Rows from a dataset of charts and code
....

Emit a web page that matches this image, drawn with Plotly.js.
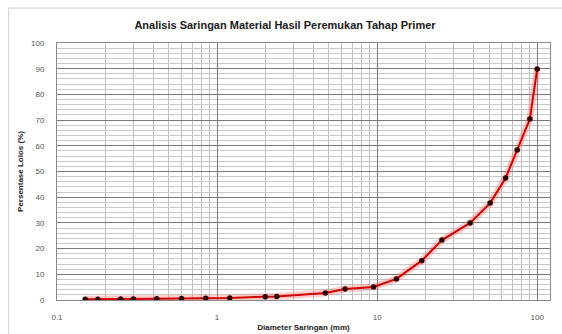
<!DOCTYPE html>
<html>
<head>
<meta charset="utf-8">
<script src="https://cdn.plot.ly/plotly-3.0.1.min.js"></script>
<style>
html,body{margin:0;padding:0;background:#fff;}
#chart{width:562px;height:334px;}
</style>
</head>
<body>
<div id="chart"></div>
<script>
const diameter = [0.15, 0.18, 0.25, 0.30, 0.42, 0.60, 0.85, 1.2, 2.0, 2.36, 4.75, 6.3, 9.5, 13.2, 19.0, 25.4, 38.1, 50.8, 63.5, 75.0, 90.0, 100.0];
const lolos    = [0.3, 0.3, 0.4, 0.4, 0.5, 0.6, 0.7, 0.8, 1.3, 1.4, 2.7, 4.3, 5.1, 8.2, 15.3, 23.3, 30.0, 37.7, 47.5, 58.4, 70.4, 89.9];
const xTickVals = [0.1, 1, 10, 100];
const xTickText = ['0.1', '1', '10', '100'];

const font = 'Liberation Sans, Arial, sans-serif';

const glow = {
  x: diameter, y: lolos, type: 'scatter', mode: 'lines',
  line: {color: 'rgba(255,110,110,0.35)', width: 7},
  hoverinfo: 'skip', showlegend: false
};
const main = {
  x: diameter, y: lolos, type: 'scatter', mode: 'lines+markers',
  line: {color: '#d00000', width: 2},
  marker: {color: '#300000', size: 5.5, symbol: 'circle'},
  showlegend: false
};

const layout = {
  width: 562, height: 334,
  margin: {l: 57, r: 12, t: 43, b: 34},
  paper_bgcolor: '#ffffff', plot_bgcolor: '#ffffff',
  title: {text: '<b>Analisis Saringan Material Hasil Peremukan Tahap Primer</b>',
          font: {family: font, size: 11, color: '#1a1a1a'}, x: 285/562, xanchor: 'center', y: 1 - 25/334, yanchor: 'middle'},
  xaxis: {
    type: 'log', range: [-1, 2.08],
    tickvals: xTickVals, ticktext: xTickText,
    tickfont: {family: font, size: 8, color: '#555'},
    ticklabelstandoff: 9,
    showgrid: true, gridcolor: '#7a7a7a', gridwidth: 1,
    minor: {dtick: 'D1', showgrid: true, gridcolor: '#c0c0c0', gridwidth: 1},
    showline: true, linecolor: '#888', mirror: true,
    zeroline: false, ticks: '',
    title: {text: '<b>Diameter Saringan (mm)</b>', font: {family: font, size: 8, color: '#222'}, standoff: 3}
  },
  yaxis: {
    range: [0, 100], dtick: 10,
    tickfont: {family: font, size: 8, color: '#555'},
    ticklabelstandoff: 10,
    showgrid: true, gridcolor: '#7a7a7a', gridwidth: 1,
    minor: {dtick: 2, showgrid: true, gridcolor: '#c8c8c8', gridwidth: 1},
    showline: true, linecolor: '#888', mirror: true,
    zeroline: false, ticks: '',
    title: {text: '<b>Persentase Lolos (%)</b>', font: {family: font, size: 8, color: '#222'}, standoff: 6}
  },
  shapes: [{type: 'rect', xref: 'paper', yref: 'paper', x0: -0.098, x1: 1.04, y0: -0.2, y1: 1.136,
            line: {color: '#d0d0d0', width: 1}, fillcolor: 'rgba(0,0,0,0)', layer: 'below'}]
};

Plotly.newPlot('chart', [glow, main], layout, {staticPlot: true, displayModeBar: false});
</script>
</body>
</html>
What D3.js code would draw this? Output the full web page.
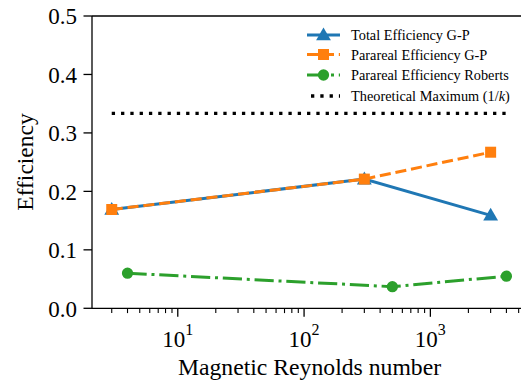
<!DOCTYPE html>
<html><head><meta charset="utf-8">
<script src="https://cdn.jsdelivr.net/npm/d3@7"></script>
<style>body{margin:0;background:#fff}svg{display:block}svg text{font-family:"Liberation Serif","DejaVu Serif",serif}</style>
</head><body>
<script>
const seriesNames = ["Total Efficiency G-P","Parareal Efficiency G-P","Parareal Efficiency Roberts"];
const xGP = [3, 300, 3000];
const totalGP = [0.169, 0.221, 0.159];
const pararealGP = [0.169, 0.221, 0.267];
const xRoberts = [4, 500, 4000];
const pararealRoberts = [0.060, 0.037, 0.055];
const theoreticalMax = 1/3;
const theoreticalX = [3, 4000];
const yTicks = [0.0, 0.1, 0.2, 0.3, 0.4, 0.5];
const xTicks = [10, 100, 1000];
const xLabel = "Magnetic Reynolds number";
const yLabel = "Efficiency";

const W = 521, H = 387;
const L = 92, T = 16, B = 308.3;
const allX = xGP.concat(xRoberts);
const lmin = Math.log10(d3.min(allX)), lmax = Math.log10(d3.max(allX));
const m = (lmax - lmin) * 0.05;
const decade = 126.3;
const R = L + (lmax - lmin + 2*m) * decade;
const x = d3.scaleLog().domain([10**(lmin-m), 10**(lmax+m)]).range([L, R]);
const y = d3.scaleLinear().domain([0, 0.5]).range([B, T]);

const svg = d3.select("body").append("svg").attr("width", W).attr("height", H)
  .attr("font-family", "'Liberation Serif', 'DejaVu Serif', serif");

// spines
svg.append("line").attr("x1", L).attr("x2", W+5).attr("y1", T).attr("y2", T).attr("stroke", "#000").attr("stroke-width", 1.3);
svg.append("line").attr("x1", L).attr("x2", L).attr("y1", T).attr("y2", B).attr("stroke", "#000").attr("stroke-width", 1.3);
svg.append("line").attr("x1", L).attr("x2", W+5).attr("y1", B).attr("y2", B).attr("stroke", "#000").attr("stroke-width", 1.3);

// y ticks
yTicks.forEach(v => {
  svg.append("line").attr("x1", L-8.5).attr("x2", L).attr("y1", y(v)).attr("y2", y(v)).attr("stroke", "#000").attr("stroke-width", 1.3);
  svg.append("text").attr("x", L-15).attr("y", y(v)).attr("dy", "0.36em").attr("text-anchor", "end")
    .attr("font-size", 23).text(v.toFixed(1));
});
// x minor ticks
const [d0, d1] = x.domain();
for (let e = Math.floor(Math.log10(d0)); e <= Math.ceil(Math.log10(d1)); e++) {
  for (let k = 2; k <= 9; k++) {
    const v = k * 10**e;
    if (v < d0 || v > d1) continue;
    svg.append("line").attr("x1", x(v)).attr("x2", x(v)).attr("y1", B).attr("y2", B+4.8).attr("stroke", "#000").attr("stroke-width", 1.1);
  }
}
// x major ticks
xTicks.forEach(v => {
  svg.append("line").attr("x1", x(v)).attr("x2", x(v)).attr("y1", B).attr("y2", B+8.5).attr("stroke", "#000").attr("stroke-width", 1.3);
  const t = svg.append("text").attr("x", x(v)).attr("y", 346.5).attr("text-anchor", "middle").attr("font-size", 23);
  t.append("tspan").text("10");
  t.append("tspan").attr("font-size", 16).attr("dy", -12).text(String(Math.round(Math.log10(v))));
});

svg.append("text").attr("x", (L + 521)/2 + 3).attr("y", 375).attr("text-anchor", "middle").attr("font-size", 23.7).text(xLabel);
svg.append("text").attr("transform", `translate(${33},${162}) rotate(-90)`).attr("text-anchor", "middle").attr("font-size", 23.5).text(yLabel);

const colors = ["#1f77b4", "#ff7f0e", "#2ca02c"];
const line = d3.line().x(d => x(d[0])).y(d => y(d[1]));
const tri = d3.symbol().type(d3.symbolTriangle).size(95);
const circ = d3.symbol().type(d3.symbolCircle).size(100);

// theoretical max
svg.append("path").attr("d", line(theoreticalX.map(v => [v, theoreticalMax])))
  .attr("fill", "none").attr("stroke", "#000").attr("stroke-width", 3.3).attr("stroke-dasharray", "3.3,6");

// total G-P
const d1s = xGP.map((v,i) => [v, totalGP[i]]);
svg.append("path").attr("d", line(d1s)).attr("fill", "none").attr("stroke", colors[0]).attr("stroke-width", 3);
d1s.forEach(d => svg.append("path").attr("d", tri).attr("transform", `translate(${x(d[0])},${y(d[1])+1})`).attr("fill", colors[0]));

// parareal G-P
const d2s = xGP.map((v,i) => [v, pararealGP[i]]);
svg.append("path").attr("d", line(d2s)).attr("fill", "none").attr("stroke", colors[1]).attr("stroke-width", 3).attr("stroke-dasharray", "11.1,4.8");
d2s.forEach(d => svg.append("rect").attr("x", x(d[0])-5.5).attr("y", y(d[1])-5.5).attr("width", 11).attr("height", 11).attr("fill", colors[1]));

// roberts
const d3s = xRoberts.map((v,i) => [v, pararealRoberts[i]]);
svg.append("path").attr("d", line(d3s)).attr("fill", "none").attr("stroke", colors[2]).attr("stroke-width", 3).attr("stroke-dasharray", "19.2,4.8,3,4.8");
d3s.forEach(d => svg.append("path").attr("d", circ).attr("transform", `translate(${x(d[0])},${y(d[1])})`).attr("fill", colors[2]));

// legend
const lx0 = 307, lx1 = 340, tx = 351;
const rows = [35, 54.5, 75, 96];
const fs = 14.3;
const lg = svg.append("g");
lg.append("line").attr("x1", lx0).attr("x2", lx1).attr("y1", rows[0]).attr("y2", rows[0]).attr("stroke", colors[0]).attr("stroke-width", 3);
lg.append("path").attr("d", tri).attr("transform", `translate(${(lx0+lx1)/2},${rows[0]+1})`).attr("fill", colors[0]);
lg.append("line").attr("x1", lx0).attr("x2", lx1).attr("y1", rows[1]).attr("y2", rows[1]).attr("stroke", colors[1]).attr("stroke-width", 3).attr("stroke-dasharray", "11.1,4.8");
lg.append("rect").attr("x", (lx0+lx1)/2-5.5).attr("y", rows[1]-5.5).attr("width", 11).attr("height", 11).attr("fill", colors[1]);
lg.append("line").attr("x1", lx0).attr("x2", lx1).attr("y1", rows[2]).attr("y2", rows[2]).attr("stroke", colors[2]).attr("stroke-width", 3).attr("stroke-dasharray", "19.2,4.8,3,4.8");
lg.append("path").attr("d", circ).attr("transform", `translate(${(lx0+lx1)/2},${rows[2]})`).attr("fill", colors[2]);
lg.append("line").attr("x1", lx0+4).attr("x2", lx1).attr("y1", rows[3]).attr("y2", rows[3]).attr("stroke", "#000").attr("stroke-width", 3.3).attr("stroke-dasharray", "3.3,6");
seriesNames.forEach((n, i) => lg.append("text").attr("x", tx).attr("y", rows[i]).attr("dy", "0.35em").attr("font-size", fs).text(n));
const tt = lg.append("text").attr("x", tx).attr("y", rows[3]).attr("dy", "0.35em").attr("font-size", fs);
tt.append("tspan").text("Theoretical Maximum (1/");
tt.append("tspan").attr("font-style", "italic").text("k");
tt.append("tspan").text(")");
</script>
</body></html>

....

What the task asks: For each line above that contains the word "page", copy that line.

Answer to this exercise:
Emit a web page that matches this image, drawn with Plotly.js.
What D3.js code would draw this? Output the full web page.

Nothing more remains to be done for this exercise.